A former secretary at a Nazi concentration camp, now 96, faces a German court on Thursday charged with complicity in the murders of 10,000 people -- the first such case in recent years against a woman.
Irmgard Furchner was a teenager when she worked in the camp director's office at Stutthof in occupied Poland, near the city of Danzig, known today as Gdansk.
Furchner "assisted those responsible at the camp in the systematic killing of Jewish prisoners, Polish partisans and Soviet Russian prisoners of war in her function as a stenographer and secretary to the camp commander" between June 1943 and April 1945, according to prosecutors.
A minor at the time of the alleged crimes, she is charged with "aiding and abetting murder in more than 10,000 cases" as well as complicity in attempted murder, added prosecutors from the northern city of Itzehoe.
Despite her age, the defendant, who lives in a care home near Hamburg, was declared fit to stand trial but has yet to express herself on the accusations.

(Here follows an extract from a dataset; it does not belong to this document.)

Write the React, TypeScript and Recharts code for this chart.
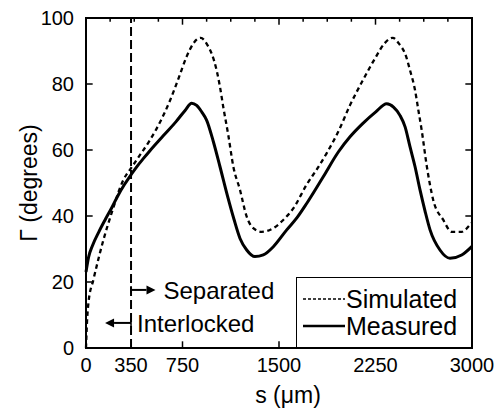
import { LineChart, Line, XAxis, YAxis, ReferenceLine } from "recharts";

// measured contact angle vs arc length
const measuredS = [0, 20, 50, 100, 148, 200, 250, 300, 350, 400, 450, 497, 600, 700, 770, 821, 860, 900, 938, 990, 1041, 1100, 1150, 1197, 1249, 1313, 1378, 1456, 1560, 1640, 1715, 1844, 1961, 2052, 2150, 2250, 2337, 2390, 2440, 2480, 2518, 2557, 2596, 2635, 2674, 2751, 2829, 2920, 3000];
const measuredDeg = [23, 27.5, 31, 35.2, 38.8, 42.5, 46.3, 49.6, 52.5, 55.2, 57.6, 59.8, 64.3, 68.6, 72, 74.2, 73.5, 71.5, 69, 62.5, 55, 46, 39, 33.2, 29.7, 27.7, 28.2, 30.7, 35.8, 39.5, 43.8, 51.9, 59.4, 64, 68, 71.5, 74, 73, 70.5, 67, 61, 55, 47.9, 41.5, 35.8, 29.7, 27.2, 28.2, 30.8];

// simulated
const simulatedS = [0, 8, 20, 57, 100, 135, 200, 290, 350, 420, 497, 580, 653, 720, 782, 840, 891, 950, 976, 1015, 1041, 1067, 1106, 1145, 1197, 1249, 1300, 1365, 1456, 1533, 1611, 1715, 1800, 1870, 1960, 2052, 2150, 2250, 2320, 2384, 2440, 2479, 2518, 2557, 2583, 2609, 2647, 2699, 2777, 2842, 2920, 2984, 3000];
const simulatedDeg = [0, 8, 14, 20.6, 27.5, 32.7, 41, 50.9, 54.5, 58.5, 63, 68.8, 75, 81.8, 88.3, 92.6, 94, 91.4, 89.3, 84.2, 79.2, 73, 64.5, 55, 47.9, 39.8, 36.3, 35.2, 36.3, 38.8, 42.3, 49.5, 54.5, 59, 65.5, 73.6, 81, 88, 92.3, 94, 91.8, 89.3, 84.2, 78.2, 72.1, 66, 55.5, 44.8, 38.8, 35.2, 35.2, 37.3, 38];

const xTicks = [0, 350, 750, 1500, 2250, 3000];
const xMajorMarks = [750, 1500, 2250];
const xMinorMarks = [187.5, 375, 562.5, 937.5, 1125, 1312.5, 1687.5, 1875, 2062.5, 2437.5, 2625, 2812.5];
const yTicks = [0, 20, 40, 60, 80, 100];
const yMarks = [20, 40, 60, 80];

const xMin = 0;
const xMax = 3000;
const yMin = 0;
const yMax = 100;

const boundaryS = 350;
const separated = { from: 350, to: 540, deg: 17.6, label: "Separated" };
const interlocked = { from: 350, to: 148, deg: 7.6, label: "Interlocked" };

// inward tick length expressed in axis units (about 6px)
const tickX = 46;
const tickY = 1.8;

const measured = measuredS.map((s, i) => ({ s, deg: measuredDeg[i] }));
const simulated = simulatedS.map((s, i) => ({ s, deg: simulatedDeg[i] }));

const font = "'Liberation Sans', Arial, Helvetica, sans-serif";

const series = [
  { name: "Simulated", dash: "3 2", width: 1.5 },
  { name: "Measured", dash: undefined, width: 2.5 },
];

const BottomTick = (p: any) => (
  <text x={p.x} y={p.y + 24} textAnchor="middle" fontSize={20} fontFamily={font} fill="#000">
    {p.payload.value}
  </text>
);

const LeftTick = (p: any) => (
  <text x={p.x - 12} y={p.y} dy="0.36em" textAnchor="end" fontSize={20} fontFamily={font} fill="#000">
    {p.payload.value}
  </text>
);

// arrow from the boundary line, with a small bar at its foot
const arrowShape = (label: string, textAtStart: boolean) => (p: any) => {
  const { x1, y1, x2, y2 } = p;
  const dir = x2 > x1 ? 1 : -1;
  const head = 9;
  const tx = textAtStart ? x1 + 6 : x2 + 8;
  return (
    <g>
      <line x1={x1} x2={x2 - dir * head} y1={y1} y2={y2} stroke="#000" strokeWidth={2} />
      <line x1={x1} x2={x1} y1={y1 - 4} y2={y1 + 4} stroke="#000" strokeWidth={1.5} />
      <polygon points={`${x2},${y2} ${x2 - dir * head},${y2 - 4.5} ${x2 - dir * head},${y2 + 4.5}`} fill="#000" />
      <text x={tx} y={y1} dy="0.36em" fontSize={24} fontFamily={font} fill="#000">
        {label}
      </text>
    </g>
  );
};

// plain segment drawn by our own shape (frame and tick marks)
const plainShape = (w: number) => (p: any) => (
  <line x1={p.x1} y1={p.y1} x2={p.x2} y2={p.y2} stroke="#000" strokeWidth={w} strokeLinecap="square" />
);

const seg = (key: string, ax: number, ay: number, bx: number, by: number, w = 1.5) => (
  <ReferenceLine
    key={key}
    segment={[
      { x: ax, y: ay },
      { x: bx, y: by },
    ]}
    ifOverflow="visible"
    shape={plainShape(w)}
  />
);

const LegendBox = () => (
  <div
    style={{
      position: "absolute",
      left: 296,
      top: 277,
      width: 176,
      height: 71,
      boxSizing: "border-box",
      border: "1.5px solid #000",
      background: "#fff",
      fontFamily: font,
      fontSize: 25,
      color: "#000",
    }}
  >
    {series.map((s, i) => (
      <div key={s.name} style={{ position: "absolute", left: 6, top: 7 + i * 27, height: 28, display: "flex", alignItems: "center" }}>
        <svg width={42} height={10} style={{ display: "block" }}>
          <line x1={0} x2={42} y1={5} y2={5} stroke="#000" strokeWidth={s.width} strokeDasharray={s.dash} />
        </svg>
        <span style={{ marginLeft: 1, lineHeight: "28px" }}>{s.name}</span>
      </div>
    ))}
  </div>
);

export default function App() {
  return (
    <div style={{ position: "absolute", left: 0, top: 0, width: 500, height: 412 }}>
      <LineChart width={500} height={412} margin={{ top: 18, right: 28, left: 0, bottom: 0 }}>
        <XAxis
          dataKey="s"
          type="number"
          domain={[xMin, xMax]}
          ticks={xTicks}
          interval={0}
          height={64}
          tickSize={0}
          tickMargin={0}
          tickLine={false}
          stroke="#000"
          strokeWidth={2}
          tick={BottomTick}
          label={{ value: "s (μm)", position: "insideBottom", offset: 9, dx: 9, fontSize: 23, fontFamily: font, fill: "#000" }}
        />
        <YAxis
          type="number"
          domain={[yMin, yMax]}
          ticks={yTicks}
          interval={0}
          width={86}
          tickSize={0}
          tickMargin={0}
          tickLine={false}
          stroke="#000"
          strokeWidth={2}
          tick={LeftTick}
          label={{
            value: "Γ (degrees)",
            angle: -90,
            position: "insideLeft",
            offset: 29,
            fontSize: 23,
            fontFamily: font,
            fill: "#000",
            style: { textAnchor: "middle" },
          }}
        />

        <ReferenceLine x={boundaryS} stroke="#000" strokeWidth={2} strokeDasharray="9 4" />
        <ReferenceLine
          segment={[
            { x: separated.from, y: separated.deg },
            { x: separated.to, y: separated.deg },
          ]}
          shape={arrowShape(separated.label, false)}
        />
        <ReferenceLine
          segment={[
            { x: interlocked.from, y: interlocked.deg },
            { x: interlocked.to, y: interlocked.deg },
          ]}
          shape={arrowShape(interlocked.label, true)}
        />
        <Line
          data={simulated}
          dataKey="deg"
          name="Simulated"
          type="monotone"
          stroke="#000"
          strokeWidth={2.3}
          strokeDasharray="4.5 3.5"
          dot={false}
          isAnimationActive={false}
        />
        <Line
          data={measured}
          dataKey="deg"
          name="Measured"
          type="monotone"
          stroke="#000"
          strokeWidth={3}
          dot={false}
          isAnimationActive={false}
        />

        {/* frame */}
        {seg("fb", xMin, yMin, xMax, yMin, 2)}
        {seg("ft", xMin, yMax, xMax, yMax, 2)}
        {seg("fl", xMin, yMin, xMin, yMax, 2)}
        {seg("fr", xMax, yMin, xMax, yMax, 2)}

        {/* inward tick marks */}
        {xMajorMarks.map((t) => seg(`b${t}`, t, yMin, t, yMin + tickY))}
        {xMajorMarks.map((t) => seg(`t${t}`, t, yMax, t, yMax - tickY))}
        {xMinorMarks.map((t) => seg(`m${t}`, t, yMax, t, yMax - tickY / 2))}
        {yMarks.map((v) => seg(`l${v}`, xMin, v, xMin + tickX, v))}
        {yMarks.map((v) => seg(`r${v}`, xMax, v, xMax - tickX, v))}
      </LineChart>
      <LegendBox />
    </div>
  );
}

The proceedings will open one day before the 75th anniversary of the end of the Nuremberg trials, in which prominent members of the Nazi establishment, including Hermann Goering, were held to account for their role in the regime.
But time is running out for prosecutors seeking to bring former members of the SS, the Nazi paramilitary group that oversaw mass executions, and their functionaries, as the war-time generation disappears.
A week after the start of the hearings in Itzehoe, the trial of a hundred-year-old former camp guard accused of being an accessory in the murder of over 3,500 people will begin in Neuruppin in the eastern state of Brandenburg.
Prosecutors are handling a further nine cases, while the body responsible for investigating Nazi crimes looks into seven others.
At issue is Furchner's "concrete responsibility" in the killings, a spokesman for the prosecutors told AFP earlier this year, a question they tasked historians with assessing.
As a secretary working in the camp, Furchner "handled all the correspondence" for the SS commander Paul Werner Hoppe, said Christoph Rueckel, a lawyer representing Holocaust survivors, many of whom are parties in the trial.
"She typed out the deportation and execution commands" at Hoppe's dictation, Rueckel told public broadcaster NDR.
For Furcher's lawyer, Wolf Molkentin, it is not clear that she knew and understood the fate that awaited the prisoners.
Communication between SS officials was "so coded that a secretary was not necessarily able to decipher it," he told the German weekly Spiegel.
"It's possible that a typist like Mrs Furchner was screened off" from what was happening at the camp, he said.
Whether the defendant could have worked close to where thousands were killed and their corpses burned is one of the questions the trial will seek to answer in hearings lasting through to June next year.
Furchner is the only woman to stand trial in recent years for crimes dating to the Nazi-era.
"The role of women in the Nazi regime and their implication in the Holocaust has for too long been ignored by justice," historian Simone Erpel told Spiegel weekly.
Responsibilities normally held by women in the Nazi system were generally considered outside the scope of prosecutors until a landmark decision in 2011, when John Demjanjuk, a guard at a concentration camp was convicted for serving as part of the Nazi killing machine.
Since then courts have handed down several guilty verdicts in similar cases, not just for murders or atrocities directly linked to the individual accused.
In the most recent verdict, a former SS guard, Bruno Dey, was found guilty at the age of 93 and given a two-year suspended sentence.
As the court handed down Dey's verdict in July 2020, he apologised to Holocaust victims, saying "something like this must never happen again".
Dey worked in the same Stutthof camp as Furchner, set up by the Nazis in 1939. It ended up holding 110,000 detainees, including many Jews. Some 65,000 people perished at the camp.